Link to "The Soiling of Old Glory": http://bit.ly/2bBLnBz

EC: Your book is about race and sexuality, two topics America has a hard time dealing with.

SPB: So, I decided to write a book about both of them

EC: What was the impetus for that?

SPB: Hung started out as a book of essays. When I first told my agent about it, I wanted to edit a book of essays by a bunch of black male writers about their experiences at the intersection between blackness and sexuality in America. But then as I talked it out with my agent, she found an editor at Doubleday who was interested. That editor, Janet Hill, saved my life by doing this, she said, “I think you should do all the essays.” I could hide behind one essay, but not behind a whole book. As a black queer dude, to quote James Baldwin, “I know more about American masculinity than most men,” and I completely identify with that. By being marginalized in American culture, but also being hyper visible, it makes for a weird place for black male bodies. I wanted to read a book like that, that was personal, but also cultural, but it didn’t exist. Toni Morrison said, if you want to read a book and it doesn’t exist, you have to write it, so I wrote it. It was originally going to be called Hung: the Myth of the Big Black Dick, but Random House said no. You’ll never sell a book in Target with that title, and we want to sell this in Target, so it became Hung: A Meditation on the Measure of Black Men in America. They did give in to my idea of putting a ruler on the cover.

 

EC: Was it daunting to put that out into the world? It’s very personal.

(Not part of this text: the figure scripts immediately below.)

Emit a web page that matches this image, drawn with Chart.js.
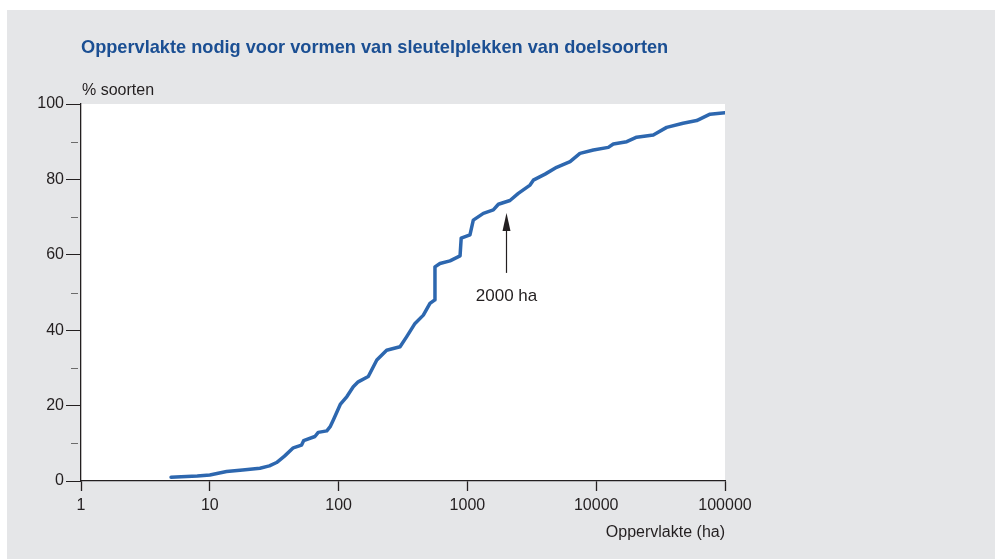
<!DOCTYPE html>
<html>
<head>
<meta charset="utf-8">
<script src="https://cdn.jsdelivr.net/npm/chart.js@4.4.0/dist/chart.umd.min.js"></script>
<style>
  html, body { margin: 0; padding: 0; background: #fff; }
  #wrap { width: 995px; height: 559px; position: relative; }
</style>
</head>
<body>
<div id="wrap"><canvas id="grafiek"></canvas></div>
<script>
// oppervlakte (ha) en cumulatief % soorten
const oppervlakte = [5, 6, 8, 10, 13.5, 18, 24.5, 29, 33, 38, 44.5, 51.5, 53.5, 65.5, 69.5, 81, 86, 91,
  103, 116, 130, 142, 170, 198, 236, 300, 338, 392, 455, 512, 555, 560, 612, 733, 877, 895,
  1047, 1111, 1330, 1590, 1740, 2140, 2485, 3064, 3250, 4010, 4930, 6270, 7480, 9510,
  12420, 13580, 17260, 20620, 27750, 35250, 47200, 60300, 76500, 100000];
const procentSoorten = [1.0, 1.1, 1.3, 1.6, 2.5, 2.9, 3.4, 4.0, 4.9, 6.6, 8.8, 9.5, 10.7, 11.8, 12.9, 13.3, 14.4, 16.2,
  20.3, 22.4, 25.0, 26.3, 27.7, 32.1, 34.7, 35.6, 38.3, 41.8, 44.0, 47.1, 48.0, 56.8, 57.7, 58.4, 59.7, 64.4,
  65.3, 69.2, 71.0, 71.9, 73.4, 74.4, 76.3, 78.5, 79.8, 81.4, 83.2, 84.7, 86.9, 87.8,
  88.5, 89.4, 90.0, 91.2, 91.8, 93.8, 94.9, 95.6, 97.3, 97.7];

const xTicks = [1, 10, 100, 1000, 10000, 100000];
const yTicks = [0, 20, 40, 60, 80, 100];
const yTussenTicks = [10, 30, 50, 70, 90];

const titel = "Oppervlakte nodig voor vormen van sleutelplekken van doelsoorten";
const yTitel = "% soorten";
const xTitel = "Oppervlakte (ha)";
const pijl = { x: 2000, van: 55.2, tot: 71.1, tekstY: 49.1, tekst: "2000 ha" };

const punten = oppervlakte.map((x, i) => ({ x: x, y: procentSoorten[i] }));
const tekstKleur = "#231f20";

const extra = {
  id: "extra",
  beforeDraw(chart) {
    const { ctx, chartArea: a } = chart;
    ctx.save();
    ctx.fillStyle = "#ffffff";
    ctx.fillRect(0, 0, chart.width, chart.height);
    ctx.fillStyle = "#e5e6e8";
    ctx.fillRect(7, 10, chart.width - 7, chart.height - 10);
    ctx.fillStyle = "#ffffff";
    ctx.fillRect(a.left, a.top, a.width, a.height);
    ctx.restore();
  },
  afterDraw(chart) {
    const { ctx, chartArea: a } = chart;
    const xs = chart.scales.x, ys = chart.scales.y;
    ctx.save();
    // titel
    ctx.fillStyle = "#1b4f93";
    ctx.font = "bold 18.2px 'Liberation Sans', Arial, sans-serif";
    ctx.textBaseline = "middle";
    ctx.textAlign = "left";
    ctx.fillText(titel, a.left, 48);
    // as-titels
    ctx.fillStyle = tekstKleur;
    ctx.font = "16px 'Liberation Sans', Arial, sans-serif";
    ctx.fillText(yTitel, a.left + 1, 91);
    ctx.textAlign = "right";
    ctx.fillText(xTitel, a.right, 533);
    // tussenticks y-as
    ctx.strokeStyle = "#6b6b6b";
    ctx.lineWidth = 1;
    yTussenTicks.forEach(v => {
      const y = Math.round(ys.getPixelForValue(v)) + 0.5;
      ctx.beginPath();
      ctx.moveTo(a.left - 10, y);
      ctx.lineTo(a.left - 3, y);
      ctx.stroke();
    });
    // pijl bij 2000 ha
    const px = Math.round(xs.getPixelForValue(pijl.x)) + 0.5;
    const yVan = ys.getPixelForValue(pijl.van);
    const yTot = ys.getPixelForValue(pijl.tot);
    ctx.strokeStyle = tekstKleur;
    ctx.fillStyle = tekstKleur;
    ctx.lineWidth = 1.2;
    ctx.beginPath();
    ctx.moveTo(px, yVan);
    ctx.lineTo(px, yTot + 10);
    ctx.stroke();
    ctx.beginPath();
    ctx.moveTo(px, yTot);
    ctx.lineTo(px - 4, yTot + 18);
    ctx.lineTo(px + 4, yTot + 18);
    ctx.closePath();
    ctx.fill();
    ctx.font = "17px 'Liberation Sans', Arial, sans-serif";
    ctx.textAlign = "center";
    ctx.fillText(pijl.tekst, px, ys.getPixelForValue(pijl.tekstY));
    ctx.restore();
  }
};

new Chart(document.getElementById("grafiek"), {
  type: "line",
  data: {
    datasets: [{
      label: "% soorten",
      data: punten,
      borderColor: "#2d67af",
      borderWidth: 3.5,
      borderJoinStyle: "round",
      borderCapStyle: "round",
      pointRadius: 0,
      tension: 0,
      fill: false,
    }],
  },
  options: {
    responsive: true,
    maintainAspectRatio: false,
    animation: false,
    events: [],
    layout: { padding: { top: 104, right: 270, left: 7, bottom: 0 } },
    plugins: { legend: { display: false }, tooltip: { enabled: false }, title: { display: false } },
    scales: {
      x: {
        type: "logarithmic",
        min: 1,
        max: 100000,
        afterBuildTicks: s => { s.ticks = xTicks.map(v => ({ value: v })); },
        afterFit: s => { s.height = 559 - 481; },
        border: { color: "#231f20", width: 1.3 },
        grid: { display: true, drawOnChartArea: false, drawTicks: true, tickLength: 10, color: "#231f20", tickWidth: 1.3 },
        ticks: {
          color: tekstKleur,
          font: { family: "'Liberation Sans', Arial, sans-serif", size: 16 },
          padding: 5,
          maxRotation: 0,
          autoSkip: false,
          callback: v => String(v),
        },
      },
      y: {
        min: 0,
        max: 100,
        afterBuildTicks: s => { s.ticks = yTicks.map(v => ({ value: v })); },
        afterFit: s => { s.width = 81 - 7; },
        border: { color: "#231f20", width: 1.3 },
        grid: { display: true, drawOnChartArea: false, drawTicks: true, tickLength: 15, color: "#231f20", tickWidth: 1 },
        ticks: {
          color: tekstKleur,
          font: { family: "'Liberation Sans', Arial, sans-serif", size: 16 },
          padding: 2,
        },
      },
    },
  },
  plugins: [extra],
});
</script>
</body>
</html>
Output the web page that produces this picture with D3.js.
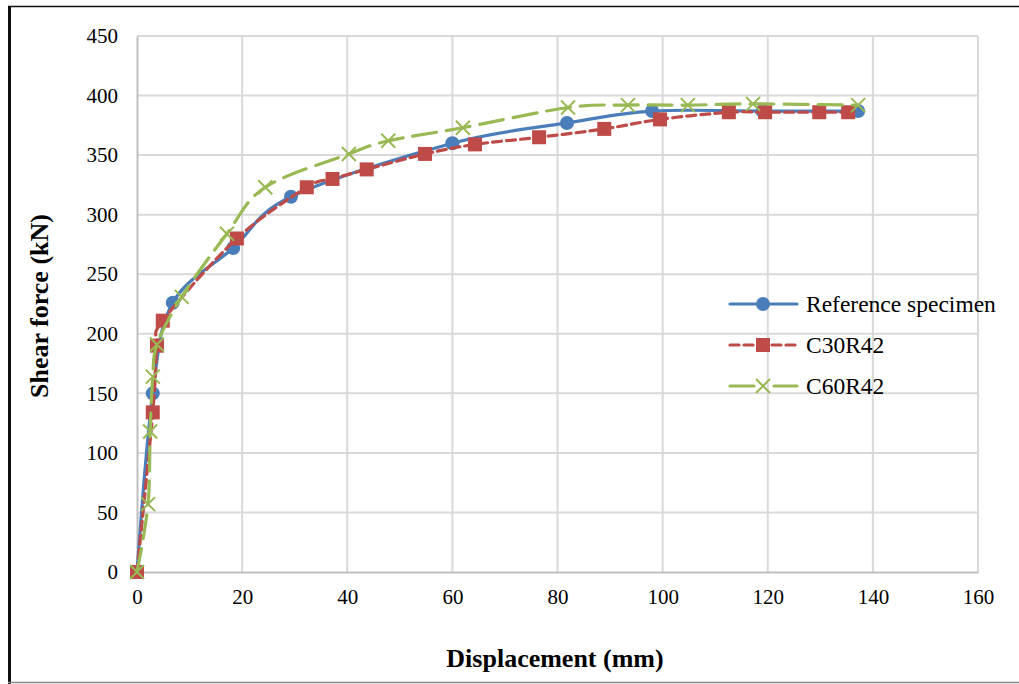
<!DOCTYPE html>
<meta charset="utf-8">
<style>
body{margin:0;background:#fff;}
svg text{font-family:"Liberation Serif","Times New Roman",serif;fill:#000;}
</style>
<svg id="chart" width="1019" height="684"></svg>
<script src="https://d3js.org/d3.v7.min.js"></script>
<script>
// data: displacement (mm) / shear force (kN)
const refX = [0, 3.0, 6.8, 18.3, 29.3, 60, 81.8, 98, 119, 137.2]
const refY = [0, 150, 226, 272, 315, 360, 377, 387, 387, 387]
const c30X = [0, 3.0, 3.8, 4.9, 19, 32.3, 37.2, 43.7, 54.8, 64.3, 76.5, 88.9, 99.5, 112.6, 119.5, 129.8, 135.3]
const c30Y = [0, 134, 190, 211, 280, 323, 330, 338, 351, 359, 365, 372, 380, 386, 386, 386, 386]
const c60X = [0, 2.1, 2.5, 3.0, 3.8, 8.5, 17.1, 24.4, 40.3, 47.8, 62, 82, 93.4, 104.8, 117.2, 137.2]
const c60Y = [0, 57, 118, 164, 191, 231, 284, 323, 351, 362, 373, 390, 392, 392, 393, 392]
const seriesNames = ['Reference specimen', 'C30R42', 'C60R42']
const xTicks = d3.range(0, 161, 20)
const yTicks = d3.range(0, 451, 50)

const svg = d3.select('#chart')

// outer frame
svg.append('line').attr('x1', 9.5).attr('x2', 9.5).attr('y1', 6).attr('y2', 684).attr('stroke', '#111').attr('stroke-width', 3)
svg.append('line').attr('x1', 8).attr('x2', 1019).attr('y1', 6.5).attr('y2', 6.5).attr('stroke', '#111').attr('stroke-width', 1.5)
svg.append('line').attr('x1', 8).attr('x2', 1019).attr('y1', 682.5).attr('y2', 682.5).attr('stroke', '#888').attr('stroke-width', 1.5)

const x = d3.scaleLinear().domain([0, 160]).range([137, 978])
const y = d3.scaleLinear().domain([0, 450]).range([572, 36])

// grid
const grid = svg.append('g')
grid.selectAll('line.v').data(xTicks.slice(1)).enter().append('line')
  .attr('x1', d => x(d)).attr('x2', d => x(d)).attr('y1', y(0)).attr('y2', y(450))
  .attr('stroke', '#d9d9d9').attr('stroke-width', 2)
grid.selectAll('line.h').data(yTicks.slice(1)).enter().append('line')
  .attr('x1', x(0)).attr('x2', x(160)).attr('y1', d => y(d)).attr('y2', d => y(d))
  .attr('stroke', '#d9d9d9').attr('stroke-width', 2)

// axes
const xAxis = svg.append('g').attr('transform', `translate(0,${y(0)})`)
  .call(d3.axisBottom(x).tickValues(xTicks).tickSize(0).tickPadding(20))
const yAxis = svg.append('g').attr('transform', `translate(${x(0)},0)`)
  .call(d3.axisLeft(y).tickValues(yTicks).tickSize(0).tickPadding(20))
for (const a of [xAxis, yAxis]) {
  a.select('.domain').attr('stroke', '#bfbfbf').attr('stroke-width', 2)
  a.selectAll('text').style('font-size', '21px').style('font-family', '"Liberation Serif",serif')
}
xAxis.selectAll('text').attr('dy', '0.71em').attr('y', 17)
yAxis.selectAll('text').attr('x', -19)

svg.append('text').attr('x', 555).attr('y', 667).attr('text-anchor', 'middle')
  .style('font-size', '26px').style('font-weight', 'bold').text('Displacement (mm)')
svg.append('text').attr('transform', 'translate(48,306) rotate(-90)').attr('text-anchor', 'middle')
  .style('font-size', '26px').style('font-weight', 'bold').text('Shear force (kN)')

const series = [
  {name: seriesNames[0], xs: refX, ys: refY, color: '#4a7ebb', dash: null, marker: 'circle'},
  {name: seriesNames[1], xs: c30X, ys: c30Y, color: '#be4b48', dash: '9,5', marker: 'square'},
  {name: seriesNames[2], xs: c60X, ys: c60Y, color: '#98b954', dash: '24,10', marker: 'cross'}
]

const line = d3.line().x(d => x(d[0])).y(d => y(d[1])).curve(d3.curveCardinal.tension(0))

function drawMarker(g, kind, color, cx, cy) {
  if (kind === 'circle') {
    g.append('circle').attr('cx', cx).attr('cy', cy).attr('r', 7).attr('fill', color)
  } else if (kind === 'square') {
    g.append('rect').attr('x', cx - 7).attr('y', cy - 7).attr('width', 14).attr('height', 14).attr('fill', color)
  } else {
    const s = 7
    g.append('path').attr('d', `M${cx - s},${cy - s}L${cx + s},${cy + s}M${cx - s},${cy + s}L${cx + s},${cy - s}`)
      .attr('stroke', color).attr('stroke-width', 2).attr('fill', 'none')
  }
}

series.forEach(s => {
  const pts = s.xs.map((v, i) => [v, s.ys[i]])
  const g = svg.append('g')
  g.append('path').datum(pts).attr('d', line)
    .attr('fill', 'none').attr('stroke', s.color).attr('stroke-width', 3.2)
    .attr('stroke-dasharray', s.dash).attr('stroke-linecap', 'round')
  pts.forEach(p => drawMarker(g, s.marker, s.color, x(p[0]), y(p[1])))
})

// legend
const legend = svg.append('g')
series.forEach((s, i) => {
  const ly = 304 + i * 41
  legend.append('line').attr('x1', 730).attr('x2', 797).attr('y1', ly).attr('y2', ly)
    .attr('stroke', s.color).attr('stroke-width', 3.2).attr('stroke-dasharray', s.marker === 'cross' ? '24,20' : s.dash)
    .attr('stroke-linecap', 'round')
  drawMarker(legend, s.marker, s.color, 763, ly)
  legend.append('text').attr('x', 806).attr('y', ly).attr('dy', '0.35em')
    .style('font-size', '23.5px').text(s.name)
})
</script>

SPB: It was at first. I changed the names of all the people in the book, but I couldn’t change my name. Everyone was going to know it was me. But then it seemed to strike a chord with a lot of people, especially black men who didn’t have a book like that. That was fulfilling. Of course, you open yourself up to critique and possible embarrassment, but you realize that when you do open yourself up like that, people will identify. I think in some ways, that’s why the book has lasted. If it had been purely sociological, it might not have had the impact it did. 

EC: Do you consider it a sociological work or a memoir? 

SPB: There was no planned genre. I started with ten different writers, thinking some would be more journalistic while others were more personal. And I decided to write all of them, I kept all that, sociology and memoir and cultural criticism. I talk about Blaxploitation films and sports and then I write about my own experiences in college. It doesn’t fit one particular mode. I don’t know. I just wrote it. Let the librarian figure out where to shelve it.

EC: It’s a book about growing up in the shadow of a stereotype, created by society out of fear.

SPB: And desire. One of the complex things about the idea of stereotypes in Hung is, I could have written about how from slavery on, there are ways in which African-American men have been sexualized and burdened by this idea of their virility and the myth of the black rapist, but if I was going to be honest, which I wanted to be, I had to write about how black men have held on to that stereotype. And that opens up a whole new set of questions. What does that say about race relations and mainstream culture? It’s inflected by all these negative connotations about black men and race and blackness, but at the same time, nobody’s trying to let it go. I hope I get at all the naughty, messy implications of that in the book. 

EC: How do you view the relationship between your academic research, your writing, and your teaching?

SPB: As a former journalist, I find that I want to produce scholarship that is able to speak in a multivalent way, across audiences and spaces. My academic work does build, in some ways, on the reporting on popular culture and race that I did as a journalist, and I've found that there are many skills I used as a journo--research, ethnography, historical context--which serve me well as an academic.